Evoqué todo esto la otra tarde, cuando en Murcia se homenajeaba a Alejandro Valverde, con motivo de su preciado oro en el Mundial de Ciclismo en ruta. Acompañado de cientos de ciclistas de pueblo como los que describo, el campeón recorrió la Gran Vía de la capital en un automóvil descapotable, con una sonrisa agradecida, saludando a los que le aplaudían a un lado y otro de la propia arteria o desde los balcones que dan a ella.
Sin haber perdido su esencia, Valverde atesora un palmarés que está al alcance de muy pocos deportistas en su disciplina. Y es que 122 victorias dicen mucho de un ciclista nada ortodoxo en el fondo y en la forma para los tiempos que corren. A los 38 años, ha añadido su nombre a la selecta lista de españoles que han vestido el maillot arco iris (Olano, Freire -en tres ocasiones- y Astarloa) con una modestia apabullante. Sin embargo, la espina que tiene clavada es el Tour de Francia, una prueba que se le ha resistido tanto que hasta le pudo costar el año pasado su retirada definitiva, tras una aparatosa caída en la contrarreloj inaugural. Cuando el otro día le preguntaron si se consideraba el mejor, la mesura afloro en su gesto y enumeró por delante a los Indurain, Delgado o Contador “porque ellos sí que han ganado el Tour”. Sin embargo, fruto del tesón y el pundonor, el ciclista de Las Lumbreras se recuperaba milagrosamente de aquel grave percance y, apenas un año después, ganaba con autoridad a sus dos rivales de escapada en la línea de meta de Innsbruck, la capital del Tirol.
Alejandro Valverde aún conserva ese aire de ciclista de pueblo, de carreras patronales por una copa y tres mil pesetas, todo arrojo, fuerza y afán de superación, lo que le ha llevado a codearse con los más grandes de la especialidad desde la sencillez, la templanza y el comedimiento. Su reto más inmediato será el Giro de Lombardía, el 13 de este mes, donde estrenará su flamante maillot multicolor. Y a medio plazo, los Juegos Olímpicos de Tokio, a los que llegaría con 40 años cumplidos en las que serían sus quintas olimpiadas. Ahí es nada, para quien sigue haciendo pedales a diario con sus amigos de siempre, dejándose ver por las carreteras de su tierra murciana a la que, como dijo emocionado el otro día, se siente muy orgulloso de pertenecer. Y nosotros, por supuesto, de que nos haya hecho partícipes de su éxito al millón y medio de habitantes de esta región.

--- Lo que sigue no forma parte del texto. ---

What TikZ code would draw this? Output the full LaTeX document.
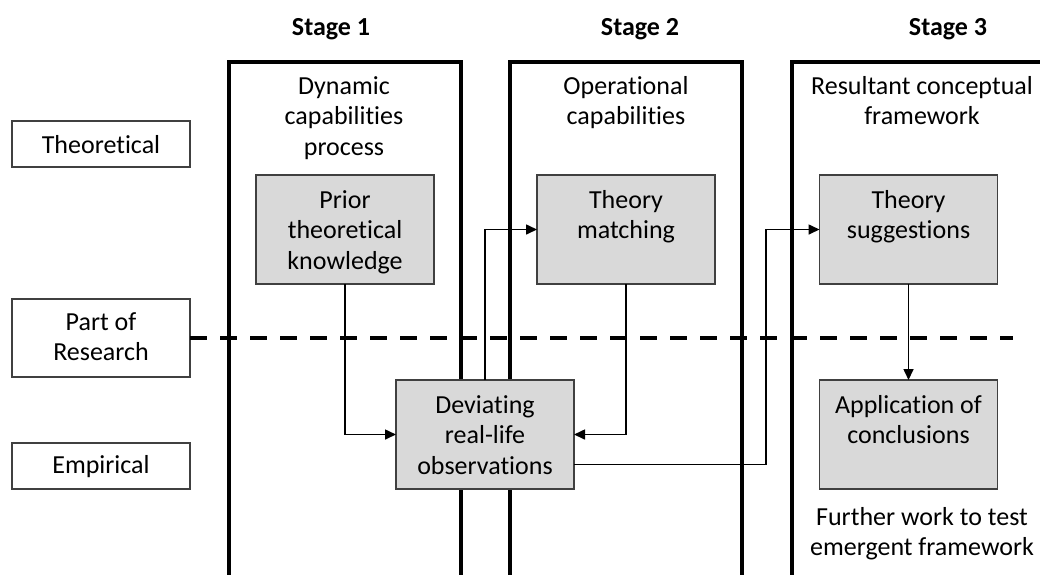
\documentclass[tikz,border=0pt]{standalone}
\usepackage{fontspec}
\setmainfont{Carlito}[Ligatures=CommonOff]
\usetikzlibrary{arrows.meta}
\definecolor{boxgray}{HTML}{D9D9D9}
\definecolor{edgegray}{HTML}{404040}
\begin{document}
\begin{tikzpicture}[x=1pt,y=-1pt,
  every node/.style={font=\fontsize{26}{30.5}\selectfont, inner sep=0pt, outer sep=0pt},
  stagebox/.style={draw=black, line width=3.6pt},
  sidebox/.style={draw=edgegray, line width=1.3pt, fill=white, minimum width=178pt},
  graybox/.style={draw=edgegray, line width=1.3pt, fill=boxgray, minimum width=178pt, minimum height=109pt},
  txt/.style={align=center, anchor=base},
  heading/.style={txt, font=\fontsize{26}{30.5}\selectfont\bfseries},
  conn/.style={line width=1.6pt, -{Triangle[length=11pt,width=10pt]}},
  divider/.style={line width=4pt, dash pattern=on 17pt off 13pt},
]
\clip (0,0) rectangle (1040,574);

% stage columns (open towards the bottom and right edge)
\draw[stagebox] (229,62) rectangle (461,620);
\draw[stagebox] (510,62) rectangle (742,620);
\draw[stagebox] (792,62) rectangle (1070,620);

% stage headings
\node[heading] (s1) at (331,35) {Stage 1};
\node[heading] (s2) at (640,35) {Stage 2};
\node[heading] (s3) at (948,35) {Stage 3};

% column titles (anchored at the baseline of their last line)
\node[txt] (t1) at (344,155) {Dynamic\\capabilities\\process};
\node[txt] (t2) at (626,124.5) {Operational\\capabilities};
\node[txt] (t3) at (922,124.5) {Resultant conceptual\\framework};

% row labels
\node[sidebox, minimum height=46pt] (theo) at (101,144) {};
\node[txt] (theolbl) at (101,153) {Theoretical};
\node[sidebox, minimum height=78pt] (part) at (101,338) {};
\node[txt] (partlbl) at (101,360.5) {Part of\\Research};
\node[sidebox, minimum height=46pt] (emp) at (101,466) {};
\node[txt] (emplbl) at (101,473) {Empirical};

% dashed divider between theoretical and empirical levels
\coordinate (divend) at (1013,338);
\draw[divider] (part.east) -- (divend);

% process boxes
\node[graybox] (prior) at (345,229.5) {};
\node[txt] (priorlbl) at (345,269) {Prior\\theoretical\\knowledge};
\node[graybox] (match) at (626,229.5) {};
\node[txt] (matchlbl) at (626,238.5) {Theory\\matching};
\node[graybox] (sugg) at (908.5,229.5) {};
\node[txt] (sugglbl) at (908.5,238.5) {Theory\\suggestions};
\node[graybox] (dev) at (485,434.5) {};
\node[txt] (devlbl) at (485,474) {Deviating\\real-life\\observations};
\node[graybox] (app) at (908.5,434.5) {};
\node[txt] (applbl) at (908.5,443.5) {Application of\\conclusions};

\node[txt] (further) at (922,555.5) {Further work to test\\emergent framework};

% connectors
\draw[conn] (prior.south) |- (dev.west);
\draw[conn] (match.south) |- (dev.east);
\draw[conn] (dev.north) |- (match.west);
\draw[conn] ([yshift=-30pt]dev.east) -- ++(192,0) |- (sugg.west);
\draw[conn] (sugg.south) -- (app.north);
\end{tikzpicture}
\end{document}
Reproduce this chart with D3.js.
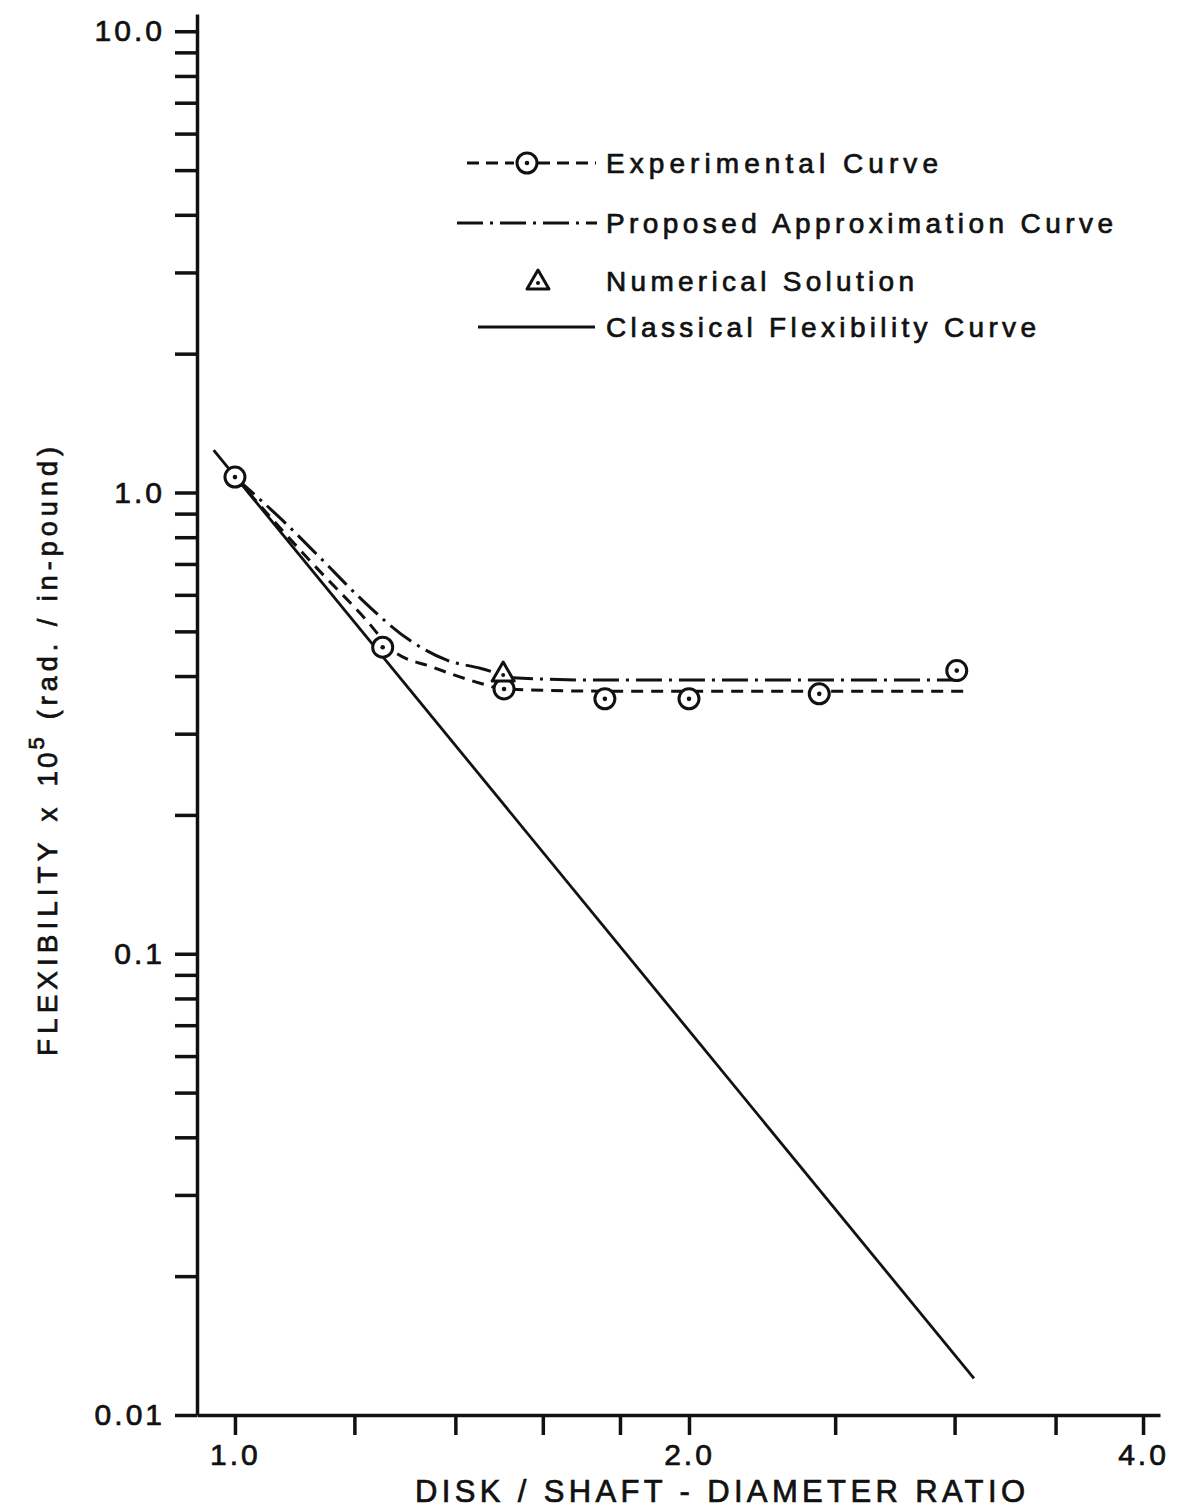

En la década de los setenta, las fiestas patronales de los pueblos solían contener en su programa, indefectiblemente, una carrera ciclista. En el mío, esa prueba se celebraba el día de San Onofre o el de San Antonio. Era para corredores aficionados y juveniles, con salida desde la plaza de la iglesia. Yo solía acercarme hasta allí con mis amigos para ver a aquellos esforzados deportistas que pugnaban por un modesto trofeo y acaso un premio económico más bien exiguo. Sus bicicletas y su indumentaria distaban mucho de los modelos aerodinámicos y sintéticos que se gastan los que practican este deporte en la actualidad.
Uno de los recuerdos de aquellas tardes de junio era el intenso olor a linimento que aquel pelotón de ilusiones despedía, mientras sus componentes calentaban y antes de ponerse en ruta. Eran los años en que Luis Ocaña, la figura española que a los de mi generación nos hizo amar el ciclismo, luchaba contra la supremacía del mejor Eddy Merckx. Aquella caída en el Tour del 71, que le privó de ganarlo cuando le sacaba más de 7 minutos al belga, nos dolió casi tanto o más que a él. La revancha no llegaría hasta el 73.